There are several theories about how Baum came up with the name Oz, whose pronunciation initially seems to have rhymed with "was." These include the charming (he enjoyed stories that made children cry out with "ohs" and "ahs") and the unlikely (he borrowed it from "Ozymandias," the sonnet by Shelley). The most plausible explanation may be the one that Baum himself supplied: It came to him one day when he was staring at a set of filing drawers labeled "A-G," "H-N" and "O-Z."
Yet there is a long history of digging deeper into Baum's books and searching for hidden meanings. The most famous of these is to interpret "The Wonderful Wizard of Oz" as a parable of the Populist movement of the 1890s: Dorothy represents the American people, the Scarecrow symbolizes farmers, the Tin Woodman stands in for factory workers, and the Cowardly Lion is William Jennings Bryan, the three-time Democratic presidential candidate. One of the leading concerns of Bryan and the Populists was to get off the gold standard (the Yellow Brick Road) and replace it with the silver standard (the color of Dorothy's slippers in the book).
This hypothesis was first proposed by Henry M. Littlefield, a high-school history teacher. He tested it on his students and argued past their objections -- most notably, the fact that Dorothy's slippers in the movie aren't silver. The producers had gone with red because they wanted to show off their newfangled color technology. Littlefield published his ideas in 1964, and it wasn't long before reading the Oz books became a kind of parlor game.
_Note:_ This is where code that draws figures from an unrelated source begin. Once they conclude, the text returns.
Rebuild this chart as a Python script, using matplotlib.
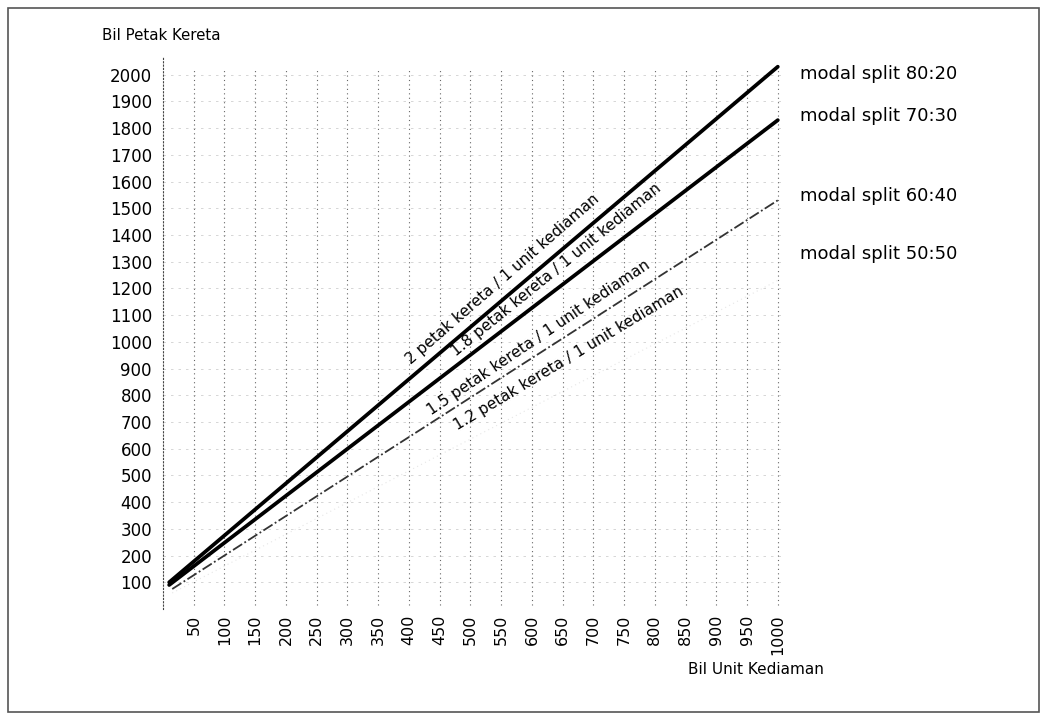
import matplotlib.pyplot as plt
from matplotlib.patches import Rectangle

# data
x_ticks = [50, 100, 150, 200, 250, 300, 350, 400, 450, 500,
           550, 600, 650, 700, 750, 800, 850, 900, 950, 1000]
y_ticks = list(range(100, 2001, 100))

x_ends = [10, 1000]
y_2_0 = [100, 2030]
y_1_8 = [90, 1830]
y_1_5 = [75, 1530]
y_1_2 = [60, 1230]

split_labels = ["modal split 80:20", "modal split 70:30",
                "modal split 60:40", "modal split 50:50"]
split_y = [2004, 1847, 1545, 1328]

ratio_labels = [
    "2 petak kereta / 1 unit kediaman",
    "1.8 petak kereta / 1 unit kediaman",
    "1.5 petak kereta / 1 unit kediaman",
    "1.2 petak kereta / 1 unit kediaman",
]
ratio_xy = [(553, 1235), (640, 1268), (611, 1015), (660, 937)]
ratio_angle = [41, 39, 34, 31]


def main() -> None:
    fig = plt.figure(figsize=(10.49, 7.21), dpi=100)
    fig.patches.append(Rectangle((0.008, 0.012), 0.982, 0.977, transform=fig.transFigure,
                                 fill=False, edgecolor="#555555", linewidth=1.2))

    ax = fig.add_axes([0.1554, 0.1553, 0.589, 0.767])
    ax.set_xlim(0, 1005)
    ax.set_ylim(0, 2070)

    for s in ["top", "right", "bottom"]:
        ax.spines[s].set_visible(False)
    ax.spines["left"].set_linestyle((0, (1, 2)))
    ax.spines["left"].set_color("#444444")

    ax.set_xticks(x_ticks)
    ax.set_xticklabels([str(v) for v in x_ticks], rotation=90, fontsize=11.5)
    ax.set_yticks(y_ticks)
    ax.set_yticklabels([str(v) for v in y_ticks], fontsize=12)
    ax.tick_params(axis="both", length=0)
    ax.tick_params(axis="y", pad=8)
    ax.tick_params(axis="x", pad=4)

    for xv in x_ticks:
        ax.plot([xv, xv], [15, 2025], color="#666666", lw=0.8,
                linestyle=(0, (1, 3)), zorder=1)
    for yv in y_ticks:
        ax.axhline(yv, color="#d0d0d0", lw=0.6, linestyle=(0, (3, 6)), zorder=0)

    ax.plot(x_ends, y_2_0, color="black", lw=2.7, solid_capstyle="round", zorder=3)
    ax.plot(x_ends, y_1_8, color="black", lw=2.7, solid_capstyle="round", zorder=3)
    ax.plot([15, 1000], y_1_5, color="#333333", lw=1.3,
            linestyle=(0, (6, 1.5, 1, 1.5)), zorder=3)
    ax.plot([15, 1000], y_1_2, color="#e6e6e6", lw=0.8,
            linestyle=(0, (1, 3)), zorder=2)

    for lab, yv in zip(split_labels, split_y):
        ax.text(1036, yv, lab, fontsize=13, va="center", ha="left", clip_on=False)

    for lab, (xv, yv), ang in zip(ratio_labels, ratio_xy, ratio_angle):
        ax.text(xv, yv, lab, fontsize=11, rotation=ang, rotation_mode="anchor",
                ha="center", va="center", zorder=4)

    fig.text(102 / 1049, 1 - 36 / 721, "Bil Petak Kereta", fontsize=10.8,
             ha="left", va="center")
    fig.text(688 / 1049, 1 - 670 / 721, "Bil Unit Kediaman", fontsize=11,
             ha="left", va="center")

    fig.savefig("out.png", dpi=100)
    plt.close(fig)


if __name__ == "__main__":
    main()
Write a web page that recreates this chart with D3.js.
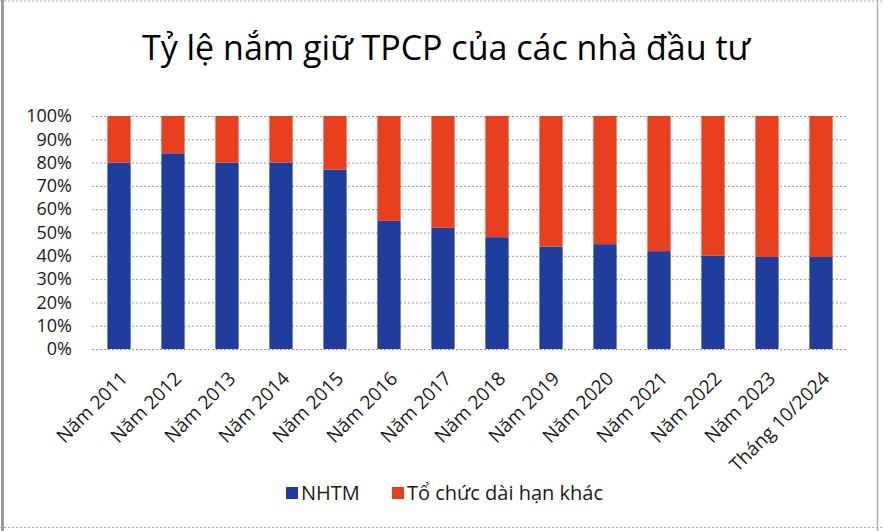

Although many Baum enthusiasts were disdainful of these efforts, the challenge of trying to figure out exactly what Baum meant to imply when he wrote about Toto the dog (teetotalism?) and the Winged Monkeys (Plains Indians?) was too much to resist. According to one analysis, "Oz" is more than a nonsense word borrowed from a filing drawer -- it's a cunning reference to the abbreviation for "ounce," a common unit of measurement for both gold and silver.
The Free Silver Movement, the Election of 1896, and the Wizard of Oz
The redistributions of wealth caused by unexpected changes in the price level are often a source of political turmoil, as evidenced by the Free Silver movement in the late nineteenth century. From 1880 to 1896 the price level in the United States fell 23 percent. This deflation was good for creditors, primarily the bankers of the Northeast, but it was bad for debtors, primarily the farmers of the South and West. One proposed solution to this problem was to replace the gold standard with a bimetallic standard, under which both gold and silver could be minted into coin. The move to a bimetallic standard would increase the money supply and stop the deflation.
The silver issue dominated the presidential election of 1896. William McKinley, the Republican nominee, campaigned on a platform of preserving the gold standard. William Jennings Bryan, the Democratic nominee, supported the bimetallic standard. In a famous speech, Bryan proclaimed, "You shall not press down upon the brow of labor this crown of thorns, you shall not crucify mankind upon a cross of gold.'' Not surprisingly, McKinley was the candidate of the conservative Eastern establishment, whereas Bryan was the candidate of the Southern and Western populists.
This debate over silver found its most memorable expression in a children's book, The Wizard of Oz. Written by a Midwestern journalist, L. Frank Baum, just after the 1896 election, it tells the story of Dorothy, a girl lost in a strange land far from her home in Kansas. Dorothy (representing traditional American values) makes three friends: a scarecrow (the farmer), a tin woodman (the industrial worker), and a lion whose roar exceeds his might (William Jennings Bryan). Together, the four of them make their way along a perilous yellow brick road (the gold standard), hoping to find the Wizard who will help Dorothy return home. Eventually they arrive in Oz (Washington), where everyone sees the world through green glasses (money). The Wizard (William McKinley) tries to be all things to all people but turns out to be a fraud. Dorothy's problem is solved only when she learns about the magical power of her silver slippers.
Although the Republicans won the election of 1896 and the United States stayed on a gold standard, the Free Silver advocates got the inflation that they wanted. Around the time of the election, gold was discovered in Alaska, Australia, and South Africa. In addition, gold refiners devised the cyanide process, which facilitated the extraction of gold from ore. These developments led to increases in the money supply and in prices. From 1896 to 1910 the price level rose 35 percent.